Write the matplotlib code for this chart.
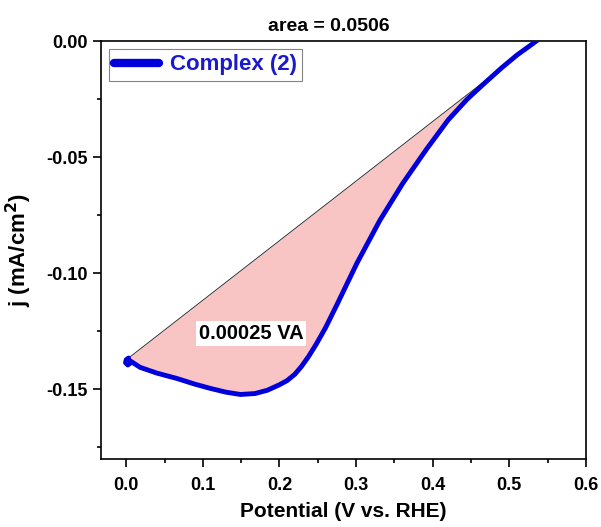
import numpy as np
import matplotlib.pyplot as plt

plt.rcParams['font.family'] = ['Liberation Sans', 'DejaVu Sans']
plt.rcParams['font.weight'] = 'bold'
plt.rcParams['mathtext.default'] = 'bf'

# curve (potential in V, current density in mA/cm2)
potential = [0.003, 0.000, -0.001, 0.002, 0.006, 0.004, 0.018, 0.040, 0.066, 0.090,
             0.110, 0.130, 0.149, 0.168, 0.184, 0.200, 0.210, 0.220, 0.229, 0.238,
             0.248, 0.260, 0.275, 0.301, 0.331, 0.361, 0.392, 0.420, 0.445, 0.468,
             0.490, 0.510, 0.531, 0.537]
current = [-0.1365, -0.1372, -0.1385, -0.1395, -0.1385, -0.1375, -0.1405, -0.1430, -0.1453, -0.1478,
           -0.1496, -0.1512, -0.1522, -0.1518, -0.1504, -0.1480, -0.1462, -0.1435, -0.1400, -0.1358,
           -0.1305, -0.1235, -0.1135, -0.0957, -0.0772, -0.0612, -0.0465, -0.0340, -0.0250, -0.0180,
           -0.0115, -0.0060, -0.0010, 0.0005]

# baseline from start to end of the wave
base_x = [0.003, 0.538]
base_y = [-0.1365, 0.0008]

area_title = 'area = 0.0506'
area_label = '0.00025 VA'

fig = plt.figure(figsize=(6.01, 5.27), dpi=100)
ax = fig.add_axes((0.168, 0.129, 0.807, 0.793))

# fill between baseline and curve
px = np.array(potential[5:])
py = np.array(current[5:])
by = np.interp(px, base_x, base_y)
ax.fill_between(px, py, np.maximum(by, py), color='#f9c4c4', linewidth=0, zorder=1)

ax.plot(base_x, base_y, color='#333333', linewidth=0.7, zorder=2)
ax.plot(potential, current, color='#0000dd', linewidth=3.5, solid_capstyle='round',
        solid_joinstyle='round', label='Complex (2)', zorder=3)

ax.text(0.163, -0.126, area_label, fontsize=14.5, fontweight='bold', ha='center', va='center',
        bbox=dict(facecolor='white', edgecolor='none', pad=2), zorder=4)

ax.set_xlim(-0.033, 0.6)
ax.set_ylim(-0.18, 0.0)
ax.set_xticks(np.arange(0.0, 0.61, 0.1))
ax.set_xticks(np.arange(0.05, 0.6, 0.1), minor=True)
ax.set_yticks([0.0, -0.05, -0.10, -0.15])
ax.set_yticks([-0.025, -0.075, -0.125, -0.175], minor=True)
ax.set_xticklabels(['0.0', '0.1', '0.2', '0.3', '0.4', '0.5', '0.6'])
ax.set_yticklabels(['0.00', '-0.05', '-0.10', '-0.15'])
ax.tick_params(axis='both', which='major', direction='out', length=6, width=1.2, labelsize=13)
ax.tick_params(axis='x', which='major', pad=7)
ax.tick_params(axis='both', which='minor', direction='out', length=3, width=1.2)
for s in ax.spines.values():
    s.set_linewidth(1.2)

ax.set_xlabel('Potential (V vs. RHE)', fontsize=15, fontweight='bold', labelpad=6)
ax.set_ylabel('j (mA/cm$^{2}$)', fontsize=16, fontweight='bold', labelpad=9)
ax.set_title(area_title, fontsize=14, fontweight='bold', pad=7, x=0.47)

leg = ax.legend(loc='upper left', fontsize=16, frameon=True, fancybox=False,
                borderaxespad=0.35, handlelength=2.0, borderpad=0.25, handletextpad=0.5)
leg.get_frame().set_edgecolor('#666666')
leg.get_frame().set_linewidth(0.8)
for t in leg.get_texts():
    t.set_color('#1a1acc')
for h in leg.get_lines():
    h.set_linewidth(6)

fig.savefig('out.png', dpi=100)
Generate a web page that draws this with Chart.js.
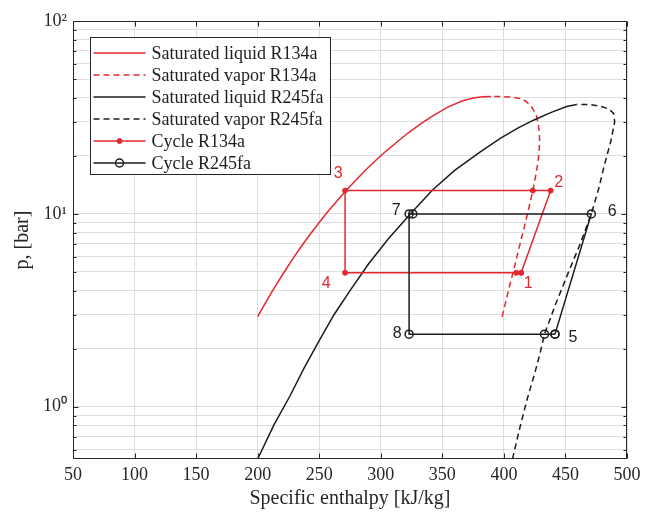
<!DOCTYPE html>
<html><head><meta charset="utf-8">
<style>html,body{margin:0;padding:0;background:#fff;}canvas{display:block;}</style>
<script src="https://cdn.jsdelivr.net/npm/chart.js@4/dist/chart.umd.min.js"></script>
</head><body>
<canvas id="c" width="648" height="517" style="width:648px;height:517px"></canvas>
<script>
// ---------------- data ----------------
const r134aLiqH = [200, 206.8, 213.6, 220.5, 227.5, 234.5, 241.7, 249, 256.4, 264, 271.6, 279.5, 287.5, 295.8, 304.3, 313.2, 322.4, 332.3, 342.9, 354.8, 366, 375, 383, 389.6];
const r134aLiqP = [2.93, 3.5, 4.15, 4.88, 5.72, 6.65, 7.70, 8.87, 10.17, 11.6, 13.18, 14.9, 16.82, 18.9, 21.17, 23.6, 26.33, 29.3, 32.44, 35.9, 38.5, 39.9, 40.5, 40.6];
const r134aVapH = [398.6, 401.5, 404.3, 407.1, 409.8, 412.3, 414.8, 417.2, 419.4, 421.5, 423.4, 425.1, 426.6, 427.8, 428.6, 429.0, 428.8, 427.9, 426.3, 422.5, 418, 413, 405, 397, 389.6];
const r134aVapP = [2.93, 3.5, 4.15, 4.88, 5.72, 6.65, 7.70, 8.87, 10.17, 11.6, 13.18, 14.9, 16.82, 18.9, 21.17, 23.6, 26.33, 29.3, 32.44, 35.9, 38.3, 39.7, 40.4, 40.6, 40.6];
const r245LiqH = [200, 213, 226, 238, 250, 262, 275, 290, 306, 324, 342, 360, 380, 397, 412, 424, 438, 451, 459];
const r245LiqP = [0.536, 0.80, 1.13, 1.6, 2.2, 3.0, 4.0, 5.5, 7.4, 10.0, 13.3, 16.8, 20.8, 24.6, 28.0, 30.6, 33.5, 36.0, 36.9];
const r245VapH = [407, 413, 419, 424.5, 429, 433, 442, 452, 462, 471, 477, 482, 487, 490, 489, 485, 480, 470, 459];
const r245VapP = [0.536, 0.78, 1.1, 1.45, 1.85, 2.38, 3.4, 4.9, 7.0, 10.0, 13.5, 18.3, 24, 30, 33.3, 35, 35.9, 36.9, 36.9];
const cycle134H = [414, 438, 423.5, 271, 271, 410, 414];
const cycle134P = [4.95, 13.2, 13.2, 13.2, 4.95, 4.95, 4.95];
const cycle245H = [441.5, 471, 326, 323, 323, 433, 441.5];
const cycle245P = [2.38, 10, 10, 10, 2.38, 2.38, 2.38];
const stateLabels134 = ['1', '2', '3', '4'];
const stateIdx134 = [0, 1, 3, 4];
const stateLabels245 = ['5', '6', '7', '8'];
const stateIdx245 = [0, 1, 3, 4];
const xTickValues = [50, 100, 150, 200, 250, 300, 350, 400, 450, 500];
const yTickValues = [0.6, 0.7, 0.8, 0.9, 1, 2, 3, 4, 5, 6, 7, 8, 9, 10, 20, 30, 40, 50, 60, 70, 80, 90, 100];
const yTickLabels = {1: '10\u2070', 10: '10\u00b9', 100: '10\u00b2'};
const seriesNames = ['Saturated liquid R134a', 'Saturated vapor R134a', 'Saturated liquid R245fa', 'Saturated vapor R245fa', 'Cycle R134a', 'Cycle R245fa'];

// ---------------- helpers ----------------
const pts = (H, P) => H.map((h, i) => ({x: h, y: P[i]}));
const RED = 'rgb(228,40,48)';
const BLK = 'rgb(28,28,28)';
const AX = 'rgb(38,38,38)';
const SERIF = "'Liberation Serif', 'Times New Roman', serif";
const SANS = "'Liberation Sans', Arial, sans-serif";

const curve = (label, data, color, dash) => ({
  label, data, borderColor: color, backgroundColor: color, borderWidth: 1.5,
  borderDash: dash, showLine: true, pointRadius: 0, pointHoverRadius: 0, tension: 0, fill: false
});

const datasets = [
  curve(seriesNames[0], pts(r134aLiqH, r134aLiqP), RED, []),
  curve(seriesNames[1], pts(r134aVapH, r134aVapP), RED, [6, 4]),
  curve(seriesNames[2], pts(r245LiqH, r245LiqP), BLK, []),
  curve(seriesNames[3], pts(r245VapH, r245VapP), BLK, [6, 4]),
  Object.assign(curve(seriesNames[4], pts(cycle134H, cycle134P), RED, []), {
    pointRadius: 2.5, pointStyle: 'circle', pointBackgroundColor: RED, pointBorderColor: RED, pointBorderWidth: 1}),
  Object.assign(curve(seriesNames[5], pts(cycle245H, cycle245P), BLK, []), {
    pointRadius: 4, pointStyle: 'circle', pointBackgroundColor: 'rgba(0,0,0,0)', pointBorderColor: BLK, pointBorderWidth: 1.5})
];
datasets.forEach((d, i) => d.order = 10 - i);

// ---------------- plugins ----------------
const frame = {
  id: 'frame',
  afterDatasetsDraw(chart) {
    const {ctx, chartArea: a, scales: {x, y}} = chart;
    ctx.save();
    ctx.strokeStyle = AX; ctx.lineWidth = 1;
    const L = Math.round(a.left) + 0.5, R = Math.round(a.right) - 0.5, T = Math.round(a.top) + 0.5, B = Math.round(a.bottom) - 0.5;
    ctx.beginPath();
    xTickValues.forEach(v => {
      const px = Math.round(x.getPixelForValue(v)) + 0.5;
      ctx.moveTo(px, B); ctx.lineTo(px, B - 5);
      ctx.moveTo(px, T); ctx.lineTo(px, T + 5);
    });
    yTickValues.forEach(v => {
      const py = Math.round(y.getPixelForValue(v)) + 0.5;
      const len = yTickLabels[v] ? 5 : 3;
      ctx.moveTo(L, py); ctx.lineTo(L + len, py);
      ctx.moveTo(R, py); ctx.lineTo(R - len, py);
    });
    ctx.stroke();
    ctx.strokeRect(L, T, R - L, B - T);
    ctx.restore();
  }
};

const stateText = {
  id: 'stateText',
  afterDatasetsDraw(chart) {
    const {ctx, scales: {x, y}} = chart;
    const off134 = [[7, 11], [8, -8], [-7, -17], [-19, 11]];
    const off245 = [[18, 3], [21, -2], [-13, -3], [-12, -1]];
    ctx.save();
    ctx.font = '16px ' + SANS;
    ctx.textAlign = 'center'; ctx.textBaseline = 'middle';
    stateLabels134.forEach((t, k) => {
      const i = stateIdx134[k];
      ctx.fillStyle = RED;
      ctx.fillText(t, x.getPixelForValue(cycle134H[i]) + off134[k][0], y.getPixelForValue(cycle134P[i]) + off134[k][1]);
    });
    stateLabels245.forEach((t, k) => {
      const i = stateIdx245[k];
      ctx.fillStyle = BLK;
      ctx.fillText(t, x.getPixelForValue(cycle245H[i]) + off245[k][0], y.getPixelForValue(cycle245P[i]) + off245[k][1]);
    });
    ctx.restore();
  }
};

const boxLegend = {
  id: 'boxLegend',
  afterDraw(chart) {
    const {ctx, chartArea: a} = chart;
    const bx = a.left + 16.5, by = a.top + 16, bw = 240, bh = 137;
    ctx.save();
    ctx.fillStyle = '#fff';
    ctx.fillRect(bx, by, bw, bh);
    ctx.strokeStyle = AX; ctx.lineWidth = 1;
    ctx.strokeRect(Math.round(bx) + 0.5, Math.round(by) + 0.5, bw, bh);
    ctx.font = '18px ' + SERIF;
    ctx.textBaseline = 'middle'; ctx.textAlign = 'left';
    chart.data.datasets.forEach((d, i) => {
      const cy = by + 16 + i * 22;
      const x0 = bx + 4, x1 = bx + 56;
      ctx.strokeStyle = d.borderColor; ctx.lineWidth = d.borderWidth;
      ctx.setLineDash(d.borderDash || []);
      ctx.beginPath(); ctx.moveTo(x0, cy); ctx.lineTo(x1, cy); ctx.stroke();
      ctx.setLineDash([]);
      if (d.pointRadius > 0) {
        ctx.beginPath();
        ctx.arc((x0 + x1) / 2, cy, d.pointRadius, 0, Math.PI * 2);
        ctx.fillStyle = d.pointBackgroundColor; ctx.fill();
        ctx.strokeStyle = d.pointBorderColor; ctx.lineWidth = d.pointBorderWidth; ctx.stroke();
      }
      ctx.fillStyle = 'rgb(30,30,30)';
      ctx.fillText(d.label, bx + 62, cy + 1);
    });
    ctx.restore();
  }
};

// ---------------- chart ----------------
new Chart(document.getElementById('c'), {
  type: 'scatter',
  data: {datasets},
  plugins: [frame, stateText, boxLegend],
  options: {
    responsive: false, animation: false, devicePixelRatio: 1,
    layout: {padding: {left: 0, right: 21, top: 21, bottom: 0}},
    plugins: {legend: {display: false}, tooltip: {enabled: false}},
    scales: {
      x: {
        type: 'linear', min: 50, max: 500,
        afterBuildTicks: s => { s.ticks = xTickValues.map(v => ({value: v})); },
        afterFit: s => { s.height = 58; },
        ticks: {autoSkip: false, maxRotation: 0, padding: 5, color: AX, font: {family: SERIF, size: 18}},
        grid: {color: '#dedede', drawTicks: false, lineWidth: 1},
        border: {display: false},
        title: {display: true, text: 'Specific enthalpy [kJ/kg]', color: AX, font: {family: SERIF, size: 20}, padding: {top: 0, bottom: 6}}
      },
      y: {
        type: 'logarithmic', min: 0.536, max: 100,
        afterBuildTicks: s => { s.ticks = yTickValues.map(v => ({value: v, major: !!yTickLabels[v]})); },
        afterFit: s => { s.width = 73; },
        ticks: {autoSkip: false, padding: 6, color: AX, font: {family: SERIF, size: 18},
          callback: v => yTickLabels[v] || ''},
        grid: {color: '#dedede', drawTicks: false, lineWidth: 1},
        border: {display: false},
        title: {display: true, text: 'p, [bar]', color: AX, font: {family: SERIF, size: 20}, padding: {top: 11, bottom: 0}}
      }
    }
  }
});
</script>
</body></html>
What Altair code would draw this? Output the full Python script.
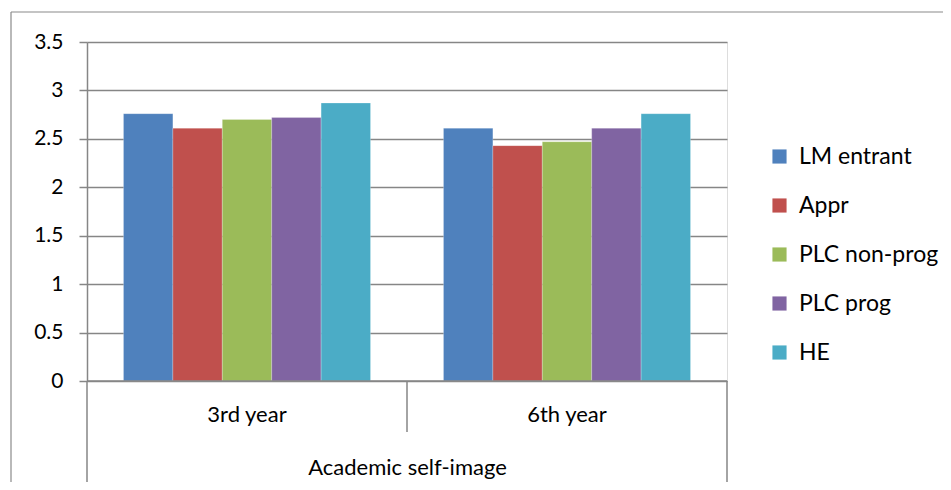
________________
Exercise instructions: Take every line from the data that contains the word "script".

Task solution:
<script src="https://cdn.jsdelivr.net/npm/chart.js@4/dist/chart.umd.min.js"></script>
<script>
</script>
What Altair code would draw this? Output the full Python script.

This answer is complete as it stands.